[Exercise requirements] Below are the records; extract from them the line containing "Output the Python" to the line containing "100, 98, 102]", both lines included, exactly and with no pictures.

[Input records]
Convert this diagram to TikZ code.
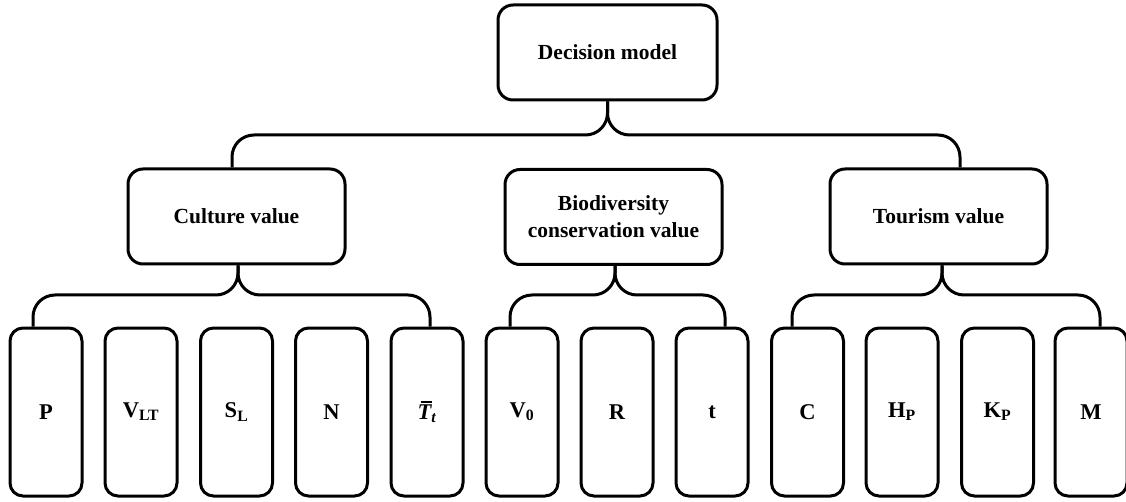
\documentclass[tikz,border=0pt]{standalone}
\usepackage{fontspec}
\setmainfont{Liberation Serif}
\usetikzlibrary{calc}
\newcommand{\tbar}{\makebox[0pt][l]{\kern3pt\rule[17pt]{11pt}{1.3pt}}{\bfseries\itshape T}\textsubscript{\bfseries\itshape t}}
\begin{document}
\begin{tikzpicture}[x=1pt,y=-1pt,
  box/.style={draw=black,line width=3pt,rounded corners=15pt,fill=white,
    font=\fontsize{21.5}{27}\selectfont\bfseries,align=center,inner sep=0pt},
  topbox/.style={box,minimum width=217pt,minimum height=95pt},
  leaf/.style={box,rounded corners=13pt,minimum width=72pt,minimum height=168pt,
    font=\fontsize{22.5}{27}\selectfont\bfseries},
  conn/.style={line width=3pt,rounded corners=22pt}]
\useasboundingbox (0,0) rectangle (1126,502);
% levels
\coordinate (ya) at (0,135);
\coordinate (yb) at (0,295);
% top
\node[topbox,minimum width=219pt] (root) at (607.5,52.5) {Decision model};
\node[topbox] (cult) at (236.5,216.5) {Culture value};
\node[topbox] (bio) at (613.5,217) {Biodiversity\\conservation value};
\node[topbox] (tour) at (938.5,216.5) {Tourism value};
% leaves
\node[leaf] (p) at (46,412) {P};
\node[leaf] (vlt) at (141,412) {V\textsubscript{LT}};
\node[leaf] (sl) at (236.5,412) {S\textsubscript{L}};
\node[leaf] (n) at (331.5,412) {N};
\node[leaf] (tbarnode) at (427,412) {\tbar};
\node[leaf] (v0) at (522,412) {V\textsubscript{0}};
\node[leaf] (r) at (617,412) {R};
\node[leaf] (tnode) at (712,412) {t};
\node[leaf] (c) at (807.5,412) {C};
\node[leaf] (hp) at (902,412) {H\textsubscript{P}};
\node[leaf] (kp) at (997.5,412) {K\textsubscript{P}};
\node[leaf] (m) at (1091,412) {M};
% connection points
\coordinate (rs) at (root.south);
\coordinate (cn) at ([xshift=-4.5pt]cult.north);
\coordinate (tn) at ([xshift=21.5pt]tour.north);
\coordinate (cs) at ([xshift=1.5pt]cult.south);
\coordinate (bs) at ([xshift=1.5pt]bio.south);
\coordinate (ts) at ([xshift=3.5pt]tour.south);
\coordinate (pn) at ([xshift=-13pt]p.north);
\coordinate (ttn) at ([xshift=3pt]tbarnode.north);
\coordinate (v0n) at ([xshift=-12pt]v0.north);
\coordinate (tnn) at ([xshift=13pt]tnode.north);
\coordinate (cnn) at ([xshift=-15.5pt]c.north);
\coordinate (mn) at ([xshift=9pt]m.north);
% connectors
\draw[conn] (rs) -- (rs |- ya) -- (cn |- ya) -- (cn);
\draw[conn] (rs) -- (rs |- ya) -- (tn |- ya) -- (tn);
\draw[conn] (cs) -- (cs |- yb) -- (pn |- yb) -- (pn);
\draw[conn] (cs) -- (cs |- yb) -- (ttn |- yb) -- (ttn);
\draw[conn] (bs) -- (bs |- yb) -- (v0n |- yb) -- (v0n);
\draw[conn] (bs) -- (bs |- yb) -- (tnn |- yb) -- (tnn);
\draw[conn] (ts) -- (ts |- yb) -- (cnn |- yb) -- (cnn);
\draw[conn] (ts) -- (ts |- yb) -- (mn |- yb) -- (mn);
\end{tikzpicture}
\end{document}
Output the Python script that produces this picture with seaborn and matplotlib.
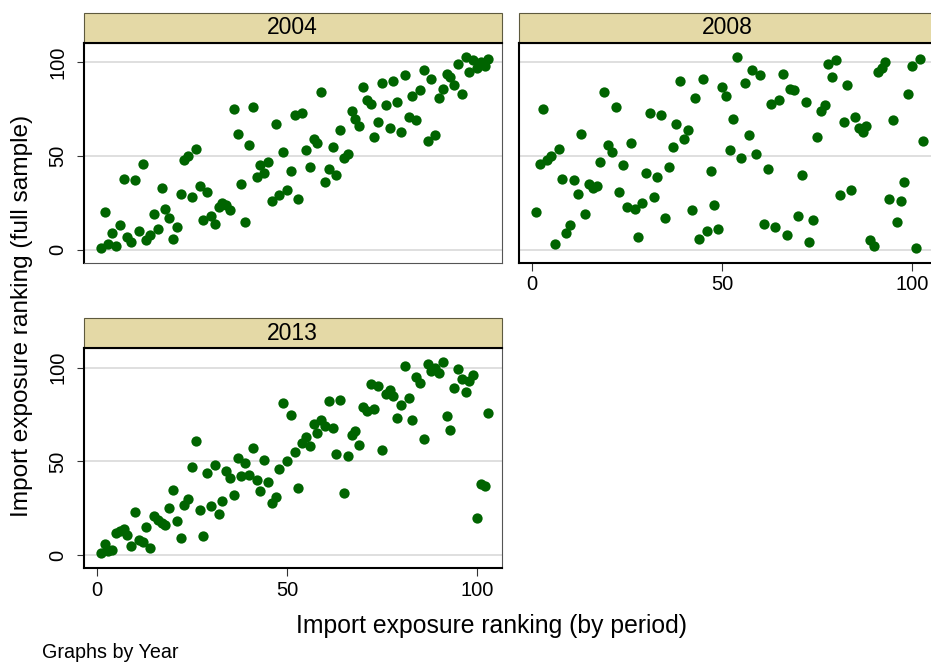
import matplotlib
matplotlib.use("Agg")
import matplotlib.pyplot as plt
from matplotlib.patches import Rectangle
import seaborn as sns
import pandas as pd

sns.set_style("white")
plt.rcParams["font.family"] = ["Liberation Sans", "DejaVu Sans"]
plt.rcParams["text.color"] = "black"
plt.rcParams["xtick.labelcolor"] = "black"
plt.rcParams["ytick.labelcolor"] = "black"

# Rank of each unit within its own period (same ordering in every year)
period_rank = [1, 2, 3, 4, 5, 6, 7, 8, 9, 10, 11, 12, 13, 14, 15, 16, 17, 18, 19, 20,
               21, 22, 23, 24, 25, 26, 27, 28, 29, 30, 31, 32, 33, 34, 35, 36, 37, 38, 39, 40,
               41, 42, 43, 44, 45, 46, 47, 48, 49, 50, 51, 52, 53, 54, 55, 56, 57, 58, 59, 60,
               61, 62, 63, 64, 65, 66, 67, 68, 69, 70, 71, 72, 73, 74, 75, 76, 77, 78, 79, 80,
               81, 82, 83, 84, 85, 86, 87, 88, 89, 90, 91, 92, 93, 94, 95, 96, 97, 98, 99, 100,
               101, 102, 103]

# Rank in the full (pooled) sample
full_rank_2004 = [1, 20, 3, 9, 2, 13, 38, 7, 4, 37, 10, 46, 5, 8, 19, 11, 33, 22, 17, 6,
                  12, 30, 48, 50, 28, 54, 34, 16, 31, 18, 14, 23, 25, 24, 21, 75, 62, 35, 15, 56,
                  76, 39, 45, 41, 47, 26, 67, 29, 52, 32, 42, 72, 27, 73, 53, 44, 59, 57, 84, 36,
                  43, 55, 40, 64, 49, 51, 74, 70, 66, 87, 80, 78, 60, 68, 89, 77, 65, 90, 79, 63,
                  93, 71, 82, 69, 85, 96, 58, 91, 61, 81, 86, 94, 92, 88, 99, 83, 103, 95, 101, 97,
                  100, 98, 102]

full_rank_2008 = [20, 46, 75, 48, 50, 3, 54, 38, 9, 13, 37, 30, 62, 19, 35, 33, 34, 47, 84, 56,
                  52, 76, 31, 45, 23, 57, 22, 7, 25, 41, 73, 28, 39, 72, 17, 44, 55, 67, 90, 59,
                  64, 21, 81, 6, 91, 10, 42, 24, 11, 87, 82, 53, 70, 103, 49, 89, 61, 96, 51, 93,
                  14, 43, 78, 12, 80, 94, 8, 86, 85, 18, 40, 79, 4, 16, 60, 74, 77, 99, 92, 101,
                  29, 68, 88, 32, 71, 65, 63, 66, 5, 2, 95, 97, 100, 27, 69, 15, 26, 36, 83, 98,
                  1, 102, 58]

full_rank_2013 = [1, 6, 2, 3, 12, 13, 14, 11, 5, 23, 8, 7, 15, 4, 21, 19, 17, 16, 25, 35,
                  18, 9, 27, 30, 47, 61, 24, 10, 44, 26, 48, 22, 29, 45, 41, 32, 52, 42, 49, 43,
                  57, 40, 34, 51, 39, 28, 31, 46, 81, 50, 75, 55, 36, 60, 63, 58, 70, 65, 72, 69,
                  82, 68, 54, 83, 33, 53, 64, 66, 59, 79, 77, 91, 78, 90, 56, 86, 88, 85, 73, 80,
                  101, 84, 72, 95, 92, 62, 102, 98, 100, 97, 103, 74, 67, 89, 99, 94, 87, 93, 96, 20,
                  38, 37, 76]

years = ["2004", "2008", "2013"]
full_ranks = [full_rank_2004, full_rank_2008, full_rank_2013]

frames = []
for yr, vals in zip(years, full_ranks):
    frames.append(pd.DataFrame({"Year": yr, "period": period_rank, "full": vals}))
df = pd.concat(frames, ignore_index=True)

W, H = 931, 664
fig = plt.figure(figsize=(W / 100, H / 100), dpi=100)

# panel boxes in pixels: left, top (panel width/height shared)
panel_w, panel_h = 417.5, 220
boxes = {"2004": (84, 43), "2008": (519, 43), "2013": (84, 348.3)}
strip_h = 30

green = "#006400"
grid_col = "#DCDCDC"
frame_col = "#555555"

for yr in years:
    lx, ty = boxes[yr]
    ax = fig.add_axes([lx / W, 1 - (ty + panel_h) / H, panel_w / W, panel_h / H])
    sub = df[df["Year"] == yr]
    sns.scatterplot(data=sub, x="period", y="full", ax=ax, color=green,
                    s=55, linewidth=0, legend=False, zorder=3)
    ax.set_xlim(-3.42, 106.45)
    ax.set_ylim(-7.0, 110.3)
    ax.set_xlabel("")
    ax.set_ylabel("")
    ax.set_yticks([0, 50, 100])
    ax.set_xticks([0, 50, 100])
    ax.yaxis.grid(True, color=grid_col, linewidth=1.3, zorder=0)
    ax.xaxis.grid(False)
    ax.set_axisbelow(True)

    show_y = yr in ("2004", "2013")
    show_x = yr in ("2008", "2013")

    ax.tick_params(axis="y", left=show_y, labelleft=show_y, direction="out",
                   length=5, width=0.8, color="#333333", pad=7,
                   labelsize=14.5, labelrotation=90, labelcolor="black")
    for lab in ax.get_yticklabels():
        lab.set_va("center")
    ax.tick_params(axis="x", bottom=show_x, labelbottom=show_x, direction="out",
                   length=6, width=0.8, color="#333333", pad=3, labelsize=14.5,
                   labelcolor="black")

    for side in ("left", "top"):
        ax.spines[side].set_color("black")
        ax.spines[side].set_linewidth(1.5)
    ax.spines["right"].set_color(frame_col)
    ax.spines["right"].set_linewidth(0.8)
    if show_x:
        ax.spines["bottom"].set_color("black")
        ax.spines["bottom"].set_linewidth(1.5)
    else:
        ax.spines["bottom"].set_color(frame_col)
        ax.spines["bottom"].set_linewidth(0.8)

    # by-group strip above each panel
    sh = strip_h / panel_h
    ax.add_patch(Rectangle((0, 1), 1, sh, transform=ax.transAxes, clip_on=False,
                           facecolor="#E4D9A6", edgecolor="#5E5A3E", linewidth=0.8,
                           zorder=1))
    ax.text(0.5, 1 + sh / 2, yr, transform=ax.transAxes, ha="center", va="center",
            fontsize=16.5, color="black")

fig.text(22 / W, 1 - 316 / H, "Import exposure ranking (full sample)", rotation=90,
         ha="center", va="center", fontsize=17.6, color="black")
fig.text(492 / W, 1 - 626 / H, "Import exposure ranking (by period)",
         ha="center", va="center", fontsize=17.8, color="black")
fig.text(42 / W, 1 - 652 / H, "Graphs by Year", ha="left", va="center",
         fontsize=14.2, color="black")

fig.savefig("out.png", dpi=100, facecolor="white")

[Written solution]
Output the Python script that produces this picture with seaborn and matplotlib.
import matplotlib
matplotlib.use("Agg")
import matplotlib.pyplot as plt
from matplotlib.patches import Rectangle
import seaborn as sns
import pandas as pd

sns.set_style("white")
plt.rcParams["font.family"] = ["Liberation Sans", "DejaVu Sans"]
plt.rcParams["text.color"] = "black"
plt.rcParams["xtick.labelcolor"] = "black"
plt.rcParams["ytick.labelcolor"] = "black"

# Rank of each unit within its own period (same ordering in every year)
period_rank = [1, 2, 3, 4, 5, 6, 7, 8, 9, 10, 11, 12, 13, 14, 15, 16, 17, 18, 19, 20,
               21, 22, 23, 24, 25, 26, 27, 28, 29, 30, 31, 32, 33, 34, 35, 36, 37, 38, 39, 40,
               41, 42, 43, 44, 45, 46, 47, 48, 49, 50, 51, 52, 53, 54, 55, 56, 57, 58, 59, 60,
               61, 62, 63, 64, 65, 66, 67, 68, 69, 70, 71, 72, 73, 74, 75, 76, 77, 78, 79, 80,
               81, 82, 83, 84, 85, 86, 87, 88, 89, 90, 91, 92, 93, 94, 95, 96, 97, 98, 99, 100,
               101, 102, 103]

# Rank in the full (pooled) sample
full_rank_2004 = [1, 20, 3, 9, 2, 13, 38, 7, 4, 37, 10, 46, 5, 8, 19, 11, 33, 22, 17, 6,
                  12, 30, 48, 50, 28, 54, 34, 16, 31, 18, 14, 23, 25, 24, 21, 75, 62, 35, 15, 56,
                  76, 39, 45, 41, 47, 26, 67, 29, 52, 32, 42, 72, 27, 73, 53, 44, 59, 57, 84, 36,
                  43, 55, 40, 64, 49, 51, 74, 70, 66, 87, 80, 78, 60, 68, 89, 77, 65, 90, 79, 63,
                  93, 71, 82, 69, 85, 96, 58, 91, 61, 81, 86, 94, 92, 88, 99, 83, 103, 95, 101, 97,
                  100, 98, 102]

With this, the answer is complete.